Fernandez’s column begins by quoting Wilders himself:

“I know that some of you here were very much against me speaking tonight, and to those that opposed me coming here, I would to like to quote the very famous British author George Orwell,” Wilders said in his opening, “‘If liberty means anything at all, it means the right to tell people what they do not want to hear.’”

But showing that he didn’t understand a word Wilders said, and without missing a beat, Fernandez follows this quote with a perfectly Orwellian statement of his own:

“It’s not that Temple students didn’t want Wilders to exercise his right to ‘tell people what they do not want to hear,’ but they didn’t want to hear hateful rhetoric…”

Free speech – which is precisely the freedom to speak what is hateful to others – is our most sacred right. It is the foundation of all our other freedoms. The difference between a free society and a fear society, as Natan Sharansky has put it, is that in a free society you can speak your mind in public and not worry whether the government will come after you for having said it.
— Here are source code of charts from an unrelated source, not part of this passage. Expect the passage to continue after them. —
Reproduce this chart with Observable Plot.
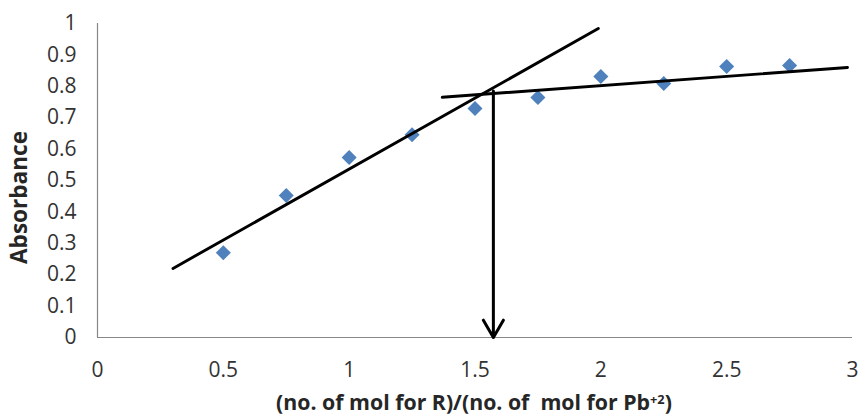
<!DOCTYPE html>
<html>
<head>
<meta charset="utf-8">
<script src="https://cdn.jsdelivr.net/npm/d3@7"></script>
<script src="https://cdn.jsdelivr.net/npm/@observablehq/plot@0.6"></script>
<style>
  html, body { margin: 0; padding: 0; background: #fff; overflow: hidden; }
  #chart { height: 388px; }
  #title {
    width: 860px; height: 30px; box-sizing: border-box; padding-left: 88px; padding-top: 3px;
    text-align: center; font-family: "Open Sans", sans-serif; font-weight: bold;
    font-size: 20px; line-height: 22px; color: #262626; white-space: nowrap;
  }
  #title sup { font-size: 0.6em; vertical-align: 0.45em; line-height: 0; }
</style>
</head>
<body>
<div id="chart"></div>
<div id="title"><span id="titleText">(no. of mol for R)/(no. of &nbsp;mol for Pb<sup>+2</sup>)</span></div>
<script>
// Measured points
const ratio = [0.5, 0.75, 1.0, 1.25, 1.5, 1.75, 2.0, 2.25, 2.5, 2.75];
const absorbance = [0.27, 0.452, 0.573, 0.646, 0.729, 0.764, 0.831, 0.809, 0.863, 0.866];

// Hand-drawn fit lines (endpoints)
const fit1X = [0.30, 1.99];
const fit1Y = [0.22, 0.984];
const fit2X = [1.37, 2.98];
const fit2Y = [0.765, 0.86];

// Vertical arrow to the x axis
const arrowX = [1.573];
const arrowTop = [0.785];
const arrowBottom = [0];

// Ticks
const xTicks = [0, 0.5, 1, 1.5, 2, 2.5, 3];
const yTicks = [0, 0.1, 0.2, 0.3, 0.4, 0.5, 0.6, 0.7, 0.8, 0.9, 1];
const yTitle = "Absorbance";

const points = ratio.map((r, i) => ({x: r, y: absorbance[i]}));
const line1 = fit1X.map((x, i) => ({x, y: fit1Y[i]}));
const line2 = fit2X.map((x, i) => ({x, y: fit2Y[i]}));
const arrowData = arrowX.map((x, i) => ({x, y1: arrowTop[i], y2: arrowBottom[i]}));

const chart = Plot.plot({
  width: 860,
  height: 388,
  marginLeft: 97,
  marginRight: 8,
  marginTop: 23,
  marginBottom: 51,
  style: {fontFamily: "Open Sans", fontSize: "21px", color: "#333", background: "#fff"},
  x: {domain: [0, 3]},
  y: {domain: [0, 1]},
  marks: [
    Plot.ruleX([0], {stroke: "#878787", strokeWidth: 1.2}),
    Plot.ruleY([0], {stroke: "#878787", strokeWidth: 1.2}),
    Plot.axisX({ticks: xTicks, tickSize: 0, tickPadding: 25, tickFormat: d => String(d), label: null, fontSize: 21}),
    Plot.axisY({ticks: yTicks, tickSize: 0, tickPadding: 21, tickFormat: d => String(d), label: null, fontSize: 21}),
    Plot.dot(points, {x: "x", y: "y", symbol: "square", rotate: 45, r: 6, fill: "#4F81BD", stroke: "none"}),
    Plot.line(line1, {x: "x", y: "y", stroke: "#000", strokeWidth: 2.9}),
    Plot.line(line2, {x: "x", y: "y", stroke: "#000", strokeWidth: 2.9}),
    Plot.arrow(arrowData, {x: "x", y1: "y1", y2: "y2", stroke: "#000", strokeWidth: 3, headLength: 10, headAngle: 60}),
    Plot.text([yTitle], {text: d => d, frameAnchor: "left", textAnchor: "middle", dx: -78, dy: 17, rotate: -90,
      fontWeight: "bold", fontSize: 22, fill: "#262626"})
  ]
});
document.getElementById("chart").appendChild(chart);

// Fit the y title to the reference length (about 133 px)
for (const t of chart.querySelectorAll("text")) {
  if (t.textContent === yTitle) {
    const len = t.getComputedTextLength();
    if (len > 0) {
      const fs = 22 * 133 / len;
      t.setAttribute("font-size", fs.toFixed(2));
      t.style.fontSize = fs.toFixed(2) + "px";
    }
  }
}
// Fit the x title to the reference width (about 396 px)
const span = document.getElementById("titleText");
const w = span.getBoundingClientRect().width;
if (w > 0) {
  const fs = Math.min(23, 20 * 396 / w);
  document.getElementById("title").style.fontSize = fs.toFixed(2) + "px";
}
</script>
</body>
</html>
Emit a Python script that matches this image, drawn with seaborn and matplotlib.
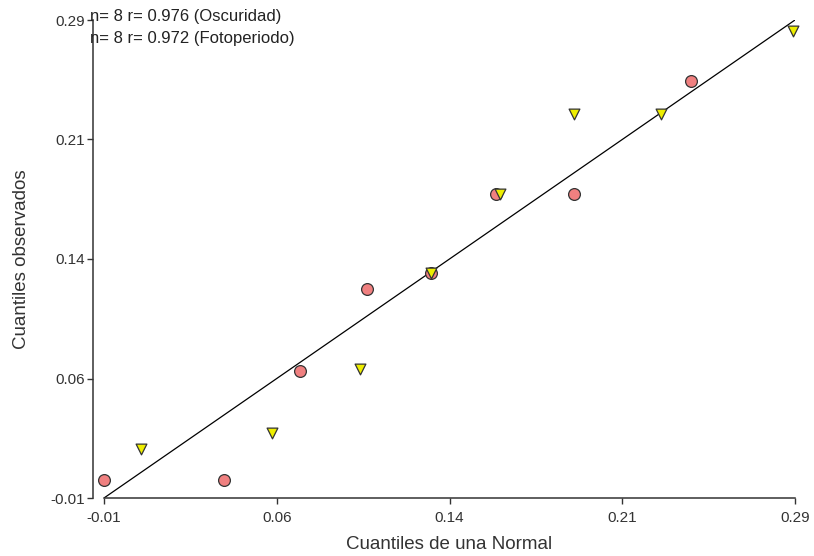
import matplotlib
matplotlib.use("Agg")
import matplotlib.pyplot as plt
import seaborn as sns
import pandas as pd
import numpy as np

# Data
osc_x = [-0.010, 0.042, 0.075, 0.104, 0.132, 0.160, 0.194, 0.245]
osc_y = [0.001, 0.001, 0.070, 0.121, 0.131, 0.181, 0.181, 0.252]
foto_x = [0.006, 0.063, 0.101, 0.132, 0.162, 0.194, 0.232, 0.289]
foto_y = [0.021, 0.031, 0.071, 0.131, 0.181, 0.231, 0.231, 0.283]
ref_line = [-0.01, 0.29]
tick_vals = [-0.01, 0.065, 0.14, 0.215, 0.29]
tick_labels = ["-0.01", "0.06", "0.14", "0.21", "0.29"]
annot = ["n= 8 r= 0.976 (Oscuridad)", "n= 8 r= 0.972 (Fotoperiodo)"]

sns.set_style("white")
plt.rcParams['font.family'] = ['Liberation Sans', 'DejaVu Sans']

fig = plt.figure(figsize=(8.14, 5.56), dpi=100)
ax = fig.add_axes([104/814, 1-498/556, 691/814, 478/556])

line_df = pd.DataFrame({"x": ref_line, "y": ref_line})
sns.lineplot(data=line_df, x="x", y="y", ax=ax, color="black", lw=0.9, zorder=1)

osc = pd.DataFrame({"x": osc_x, "y": osc_y})
foto = pd.DataFrame({"x": foto_x, "y": foto_y})
sns.scatterplot(data=osc, x="x", y="y", ax=ax, marker="o", s=72,
                color="#F08080", edgecolor="#333333", linewidth=0.9, zorder=3,
                clip_on=False)
sns.scatterplot(data=foto, x="x", y="y", ax=ax, marker="v", s=60,
                color="#EEEE00", edgecolor="#333333", linewidth=0.9, zorder=4,
                clip_on=False)

ax.set_xlim(-0.01, 0.29)
ax.set_ylim(-0.01, 0.29)
ax.set_xticks(tick_vals)
ax.set_xticklabels(tick_labels)
ax.set_yticks(tick_vals)
ax.set_yticklabels(tick_labels)
ax.tick_params(axis="both", direction="out", length=4.5, width=1, color="#333333",
               labelsize=11, labelcolor="#333333", bottom=True, left=True)
ax.tick_params(axis="y", pad=1.5)
ax.tick_params(axis="x", pad=5)
ax.set_xlabel("Cuantiles de una Normal", fontsize=13.5, color="#333333", labelpad=8)
ax.set_ylabel("Cuantiles observados", fontsize=13.5, color="#333333", labelpad=14)

sns.despine(ax=ax)
ax.spines["left"].set_position(("outward", 8))
for s in ["left", "bottom"]:
    ax.spines[s].set_color("#333333")
    ax.spines[s].set_linewidth(1.1)

fig.text(90/814, 1-16/556, annot[0], fontsize=12, color="#222222", va="center", ha="left")
fig.text(90/814, 1-39/556, annot[1], fontsize=12, color="#222222", va="center", ha="left")

fig.savefig("out.png", dpi=100)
In a sense this is the only freedom we have because without it the party in control of the state will have no opposition. It will simply outlaw the opposition as hateful. Under Stalin the hate crime was being “anti-Soviet.”

Later on in his column Fernandez writes:

“Wilders claims to make a distinction between ‘the [Muslim] people [whom he supports] and the ideology’ of Islam [which he condemns], but when he spouts hateful statements, such as ‘Western culture is far better than the Islamic culture, and we should defend it,’ he counteracts his alleged distinction.”

How quickly hate speech is redefined as standing up for the freedoms your country has, which Islamic totalitarianism denies (and which thus makes your country better.) And this in the city of Philadelphia, the birthplace of American liberty.

America’s first and most fundamental freedom is under concerted attack. The attack originates with Islamic jihadists and their liberal collaborators, but it is being supported by useful fools and the seriously confused. This series of events should be a wake-up call to all Americans. The hour is already late.